Virtual Osaka had planned to update the virtual areas and this summer would have included temples and rice fields in the southern part of the prefecture. But the update has not yet been completed due to myriad delays.

Among the various posts on social media were, “I don’t understand the point of creating Virtual Osaka” and “It’s already turning into Virtual Ruin.”

Few events, updates

The prefectural and city governments know that in order to increase the number of visitors to Virtual Osaka, they must increase the number of events and expand the area in a hurry. It hasn’t worked the way they want, however, as the management of the virtual space is left up to private companies.

The joint venture to develop and operate the metaverse comprises KDDI Corp., Yoshimoto Kogyo Holdings Co. and Hakuhodo Inc. The contract was signed in August 2021 with the prefectural and city governments for ¥100 million.

This contract expired in March this year, and the agreement switched in April to one not taxpayer-funded. The purpose is to encourage the companies to utilize the metaverse in the long term through their own ideas.

The agreement stipulates that the three companies are responsible for organizing events and distributing content, but does not specify the number of events or when the virtual area should be updated. The two Osaka governments have been holding online discussions with the three companies once a month and have requested that they increase the frequency of their events, but this has not happened because it costs several million yen per event.

“We would like to see the development sped up, but we can’t say it strongly because we have no authority,” said an official at the Osaka prefectural government.

“We are now in the trial-and-error stage,” said an official at KDDI. “We are working on the project from a long-term perspective, hoping to make use of it even after the Expo is over.
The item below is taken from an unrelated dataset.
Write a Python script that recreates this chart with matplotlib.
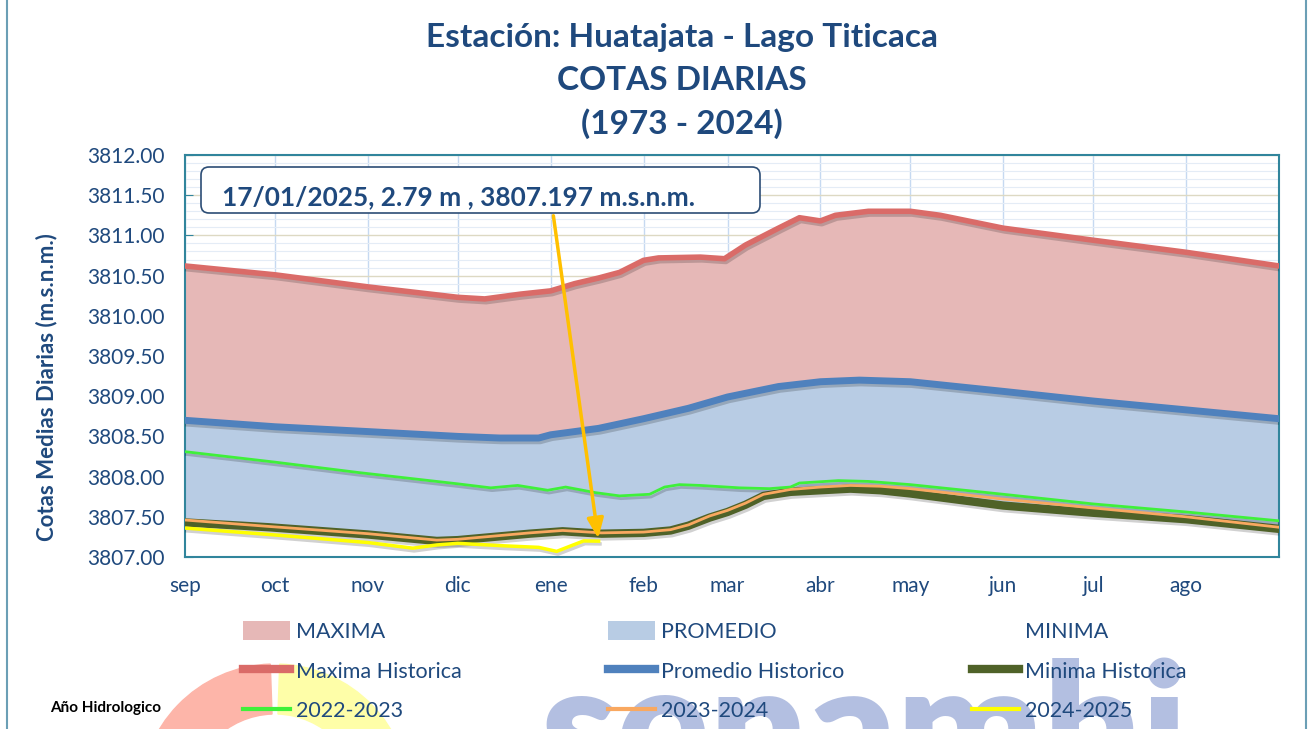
import matplotlib
matplotlib.use("Agg")
import matplotlib.pyplot as plt
import matplotlib.patheffects as pe
from matplotlib.patches import FancyBboxPatch, Wedge, Rectangle, Patch
from matplotlib.lines import Line2D
from matplotlib.transforms import IdentityTransform

plt.rcParams['font.family'] = ['Lato', 'DejaVu Sans']

# dias desde el 1 de septiembre (año hidrologico)
meses = ['sep', 'oct', 'nov', 'dic', 'ene', 'feb', 'mar', 'abr', 'may', 'jun', 'jul', 'ago']
dias_mes = [0, 30, 61, 91, 122, 153, 181, 212, 242, 273, 303, 334]

dias_max = [0, 30, 61, 91, 100, 112, 122, 130, 138, 145, 153, 158, 172, 180, 187, 198, 205, 212, 217, 228, 242, 252, 273, 303, 334, 365]
cota_max = [3810.62, 3810.51, 3810.36, 3810.23, 3810.21, 3810.27, 3810.31, 3810.40, 3810.47, 3810.54,
            3810.69, 3810.72, 3810.73, 3810.71, 3810.88, 3811.09, 3811.22, 3811.18, 3811.25, 3811.30,
            3811.30, 3811.25, 3811.09, 3810.94, 3810.79, 3810.62]

dias_prom = [0, 30, 61, 91, 105, 118, 122, 138, 153, 168, 181, 198, 212, 225, 242, 273, 303, 334, 365]
cota_prom = [3808.70, 3808.62, 3808.56, 3808.50, 3808.48, 3808.48, 3808.52, 3808.60, 3808.72, 3808.85,
             3808.99, 3809.12, 3809.18, 3809.20, 3809.18, 3809.06, 3808.94, 3808.83, 3808.72]

dias_min = [0, 28, 61, 84, 91, 106, 115, 126, 139, 153, 162, 168, 175, 181, 187, 193, 202, 212, 222, 232, 242, 273, 303, 334, 365]
cota_min = [3807.43, 3807.37, 3807.28, 3807.20, 3807.21, 3807.26, 3807.29, 3807.32, 3807.29, 3807.30,
            3807.33, 3807.39, 3807.49, 3807.56, 3807.65, 3807.76, 3807.81, 3807.83, 3807.85, 3807.83,
            3807.79, 3807.64, 3807.55, 3807.47, 3807.35]
cota_2324 = [3807.46, 3807.38, 3807.29, 3807.21, 3807.22, 3807.27, 3807.30, 3807.33, 3807.30, 3807.31,
             3807.34, 3807.40, 3807.51, 3807.58, 3807.67, 3807.78, 3807.84, 3807.87, 3807.89, 3807.88,
             3807.85, 3807.72, 3807.61, 3807.50, 3807.37]

dias_2223 = [0, 30, 58, 91, 102, 111, 121, 127, 137, 145, 155, 160, 165, 172, 185, 195, 202, 205, 218, 228, 242, 273, 303, 334, 365]
cota_2223 = [3808.31, 3808.18, 3808.05, 3807.91, 3807.86, 3807.89, 3807.83, 3807.87, 3807.80, 3807.76,
             3807.78, 3807.87, 3807.90, 3807.89, 3807.86, 3807.85, 3807.87, 3807.92, 3807.95, 3807.94,
             3807.90, 3807.78, 3807.66, 3807.56, 3807.45]

dias_2425 = [0, 28, 61, 76, 84, 91, 106, 118, 124, 133, 138]
cota_2425 = [3807.36, 3807.28, 3807.18, 3807.11, 3807.15, 3807.17, 3807.14, 3807.12, 3807.07, 3807.20, 3807.197]

azul = '#1f497d'
sombra = [pe.SimpleLineShadow(offset=(1, -2), alpha=0.18), pe.Normal()]

fig = plt.figure(figsize=(13.16, 7.29), dpi=100)
ax = fig.add_axes([185 / 1316, 172 / 729, 1094 / 1316, 402 / 729])

# areas
ax.fill_between(dias_max, 3807, cota_max, color='#e6b8b7', lw=0, zorder=1)
ax.fill_between(dias_prom, 3807, cota_prom, color='#b8cce4', lw=0, zorder=1)
ax.fill_between(dias_min, 3807, cota_min, color='white', lw=0, zorder=1)

# lineas
ax.plot(dias_max, cota_max, color='#da6b68', lw=4, zorder=3, path_effects=sombra)
ax.plot(dias_prom, cota_prom, color='#4f81bd', lw=5, zorder=3, path_effects=sombra)
ax.plot(dias_min, cota_min, color='#4f6228', lw=6, zorder=3, path_effects=sombra)
ax.plot(dias_2223, cota_2223, color='#3ff03a', lw=2, zorder=4, path_effects=sombra)
ax.plot(dias_min, cota_2324, color='#f9a860', lw=2, zorder=4)
ax.plot(dias_2425, cota_2425, color='#ffff00', lw=2.5, zorder=4, path_effects=sombra)

ax.set_xlim(0, 365)
ax.set_ylim(3807, 3812)
ax.set_xticks(dias_mes)
ax.set_xticklabels(meses)
ax.set_yticks([3807 + 0.5 * i for i in range(11)])
ax.set_yticklabels(['%.2f' % (3807 + 0.5 * i) for i in range(11)])
ax.set_yticks([3807 + 0.1 * i for i in range(51)], minor=True)
ax.tick_params(axis='both', which='major', direction='in', length=6, color='#31859c',
               labelsize=15, labelcolor=azul)
ax.tick_params(axis='x', pad=14)
ax.tick_params(axis='y', pad=15)
ax.tick_params(axis='y', which='minor', length=0)
ax.grid(axis='y', which='minor', color='#e4ecf6', lw=0.8, zorder=0)
ax.grid(axis='y', which='major', color='#ddd9c3', lw=1, zorder=0)
ax.grid(axis='x', which='major', color='#c6d9f1', lw=1, zorder=0)
ax.set_axisbelow(True)
for s in ax.spines.values():
    s.set_color('#31859c')
    s.set_linewidth(1.5)
ax.set_ylabel('Cotas Medias Diarias (m.s.n.m.)', fontsize=16, fontweight='bold', color=azul)
ax.yaxis.set_label_coords(-128 / 1094, 0.423)

# titulo
for txt, yy in [('Estación: Huatajata - Lago Titicaca', 38), ('COTAS DIARIAS', 80), ('(1973 - 2024)', 124)]:
    fig.text(682 / 1316, 1 - yy / 729, txt, ha='center', va='center',
             fontsize=24, fontweight='bold', color=azul)

# marca de agua
fig.add_artist(Wedge((275, -70), 135, 92, 180, width=50, color='#fdb5a9', transform=IdentityTransform(), zorder=0.5))
fig.add_artist(Wedge((275, -70), 135, 0, 88, width=50, color='#fefea8', transform=IdentityTransform(), zorder=0.5))
fig.text(540 / 1316, -58 / 729, 'senamhi', fontsize=124, fontweight='heavy', color='#b3bfe1',
         ha='left', va='baseline', zorder=0.5)

# cuadro de anotacion
fig.add_artist(FancyBboxPatch((201, 729 - 213), 559, 46, boxstyle='round,pad=0,rounding_size=8',
                              fc='white', ec='#2c4d75', lw=1.2, transform=IdentityTransform(), zorder=5))
fig.text(222 / 1316, 1 - 197 / 729, '17/01/2025, 2.79 m , 3807.197 m.s.n.m.', ha='left', va='center',
         fontsize=18.9, fontweight='bold', color=azul, zorder=6)
ax.annotate('', xy=(138, 3807.197), xytext=(553, 729 - 213), textcoords='figure pixels',
            arrowprops=dict(arrowstyle='-|>,head_length=1.2,head_width=0.5', color='#ffc000', lw=2.5),
            zorder=6, annotation_clip=False)

# leyenda
h_maxa = Patch(fc='#e6b8b7', ec='none')
h_proma = Patch(fc='#b8cce4', ec='none')
h_mina = Patch(fc='white', ec='none')
h_max = Line2D([], [], color='#da6b68', lw=6)
h_prom = Line2D([], [], color='#4f81bd', lw=6)
h_min = Line2D([], [], color='#4f6228', lw=6)
h_2223 = Line2D([], [], color='#3ff03a', lw=3)
h_2324 = Line2D([], [], color='#f9a860', lw=3)
h_2425 = Line2D([], [], color='#ffff00', lw=3)

columnas = [
    ([h_maxa, h_max, h_2223], ['MAXIMA', 'Maxima Historica', '2022-2023'], 243),
    ([h_proma, h_prom, h_2324], ['PROMEDIO', 'Promedio Historico', '2023-2024'], 608),
    ([h_mina, h_min, h_2425], ['MINIMA', 'Minima Historica', '2024-2025'], 972),
]
for hs, ls, x0 in columnas:
    leg = fig.legend(hs, ls, loc='upper left', bbox_to_anchor=(x0 / 1316, 1 - 621 / 729),
                     frameon=False, fontsize=15.5, handlelength=2.2, handleheight=1.0,
                     handletextpad=0.25, labelspacing=0.86, borderpad=0, borderaxespad=0)
    for t in leg.get_texts():
        t.set_color(azul)

fig.text(50 / 1316, 1 - 708 / 729, 'Año Hidrologico', fontsize=11, fontweight='bold',
         color='black', ha='left', va='center')

# marco
fig.add_artist(Rectangle((7, -5), 1299, 760, fill=False, ec='#6b9fb5', lw=1.5,
                         transform=IdentityTransform(), zorder=0.2))

plt.savefig('out.png', dpi=100)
We would like to encourage other companies to utilize the space and eventually generate revenue with it.”

Yet to generate revenue

The overall metaverse market is expected to expand as more and more companies enter. However, the technology to create such systems is still in its infancy, and operating virtual worlds still involves trial and error, in a sense.

Virtual Shibuya opened in May 2020, reproducing the streets of the Shibuya district of Tokyo. It has hosted many events such as Halloween festivals and viewing soccer matches, with over 1 million participants on aggregate. However, most of the events are free, as is Virtual Osaka, meaning they have yet to generate revenue. The lack of regular visitors is also a challenge.

This metaverse is also operated by KDDI alongside the Shibuya City Tourism Association and Future Design Shibuya, an organization affiliated with Shibuya Ward. It differs from Virtual Osaka in that it started as a private initiative, but is only endorsed by the Shibuya Ward Office.